Mohamad Asrori Mulky

ketika cahaya bintang mengintip bayang-bayang sinar rembulan, kuketuk jendela rahasia malam yang tergurat di dedaun nasib. dan aku tak pernah mengerti di mana letak titik yang pasti....

Jumat, 03 Januari 2025

Kebenaran Berwajah Plural


Oleh Mohamad Asrori Mulky

Dalam beberapa abad yang silam penyair mistik terbesar sepanjang zaman, Maulana Rumi atau Jalaluddin Rumi, mengurai pokok-pokok pemikirannya dalam Divan-e Kebir, yang kemudian sering dikenal dengan The Great Divan of Rumi.


Dalam buku itu, di antara tema yang dibahas Rumi adalah mengenai kebenaran yang dipersepsi oleh setiap orang; kebenaran yang tak satu orang pun bisa menggapainya walau sekejap mata. Apalagi memperolehnya secara sempurna dan sepanjang masa.


“Kebenaran adalah selembar cermin di tangan Tuhan; jatuh dan terpecah berkeping-keping. Tiap orang memungut kepingan itu, memperhatikannya, lalu berpikir telah memiliki kebenaran secara utuh.” Demikian Rumi mengibaratkan kebenaran laksana cermin yang jatuh terserak menjadi kepingan dan potongan-potongan kecil.


Manusia dan para pencari (kebenaran) hanya mampu memungut potongan kecil dari cermin kebenaran itu. Lalu kemudian, masing-masing akan memantulkan kebenaran dari cermin yang diperolehnya. Tentu saja sesuai kadar dan kapasitasnya.


Dalam wacana Filsafat Ilmu, kebenaran tidak tunggal. Justru beragam dan berwajah plural. Hal itu terjadi karena makna kebenaran didekati dari pelbagai perspektif dan sudut pandang yang berbeda.


Makna kebenaran bisa berkonotasi empiris ketika harus dijustifikasi dengan kenyataan aktual/faktual. Makna kebenaran bisa memiliki arti matematis dan logis, menyuguhkan wacana yang bersifat abstrak logis-matematis. Makna kebenaran juga bisa berarti pragmatis, ketika kita menuntut manfaat dan kegunaan praktis dalam kehidupan konkret sehari-hari.

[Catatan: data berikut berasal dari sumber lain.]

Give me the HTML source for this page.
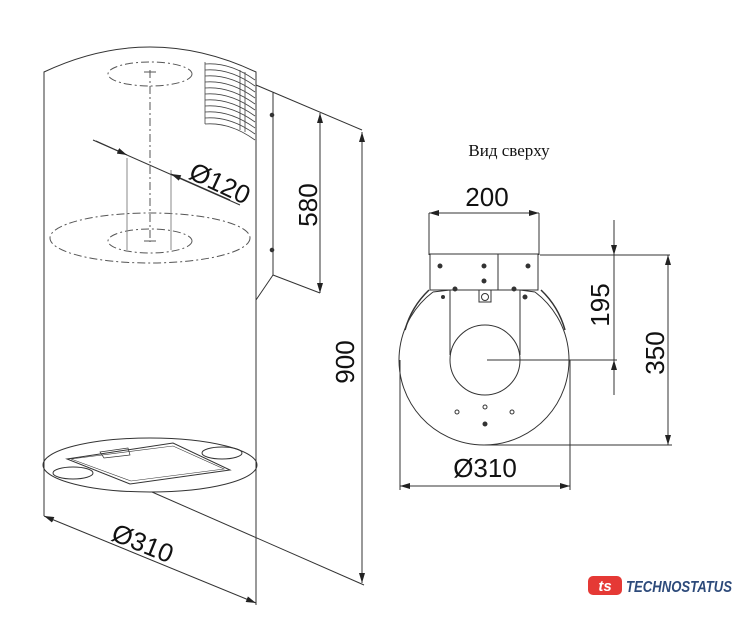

Dalam perkembangannya, arti kebenaran pun tidak hanya berhenti di sana. Ada pula kebenaran performatif yang mengandung makna untuk melakukan sesuatu yang dititahkan oleh figur yang berwenang. Akhirnya, ada pula kebenaran konsensus yang berlaku dalam level kajian saintifik dan kebenaran konsensus dalam level diskursus sosial-politik.


Begitulah manusia. Kita hanya mampu menangkap sekeping kebenaran dari semesta kebenaran yang membentang di hadapan kita. Kita tidak pernah selesai dalam mencandra seluruh realitas yang hadir dalam kehidupan kita. Semua gagasan, wawasan, dan pengetahuan tentang seluruh fenomena kehidupan yang kita konstruksi merupakan konstruksi dari sudut pandang tertentu.


Lalu kita bertanya, adakah kebenaran objektif atau universal yang bisa diterima oleh semua orang?


Tentu saja kebenaran semacam itu ada. Namun ketika hal itu sudah bergumul dengan manusia yang terkurung dengan segala subjektivitasnya, maka makna kebenaran seperti yang dimaksud menjadi bersifat subjektif dan historis.


Apalagi kalau kita bicara makna kebenaran-kebenaran dalam wacana saintifik, kehidupan sosial, dan filsafat pengetahuan. Semuanya hanya mengkonstruksi sepotong makna kebenaran dalam konteksnya masing-masing untuk akhirnya saling bertegus sapa, saling mengkritik, saling mengisi, dan memperkaya makna kebenaran satu sama lain.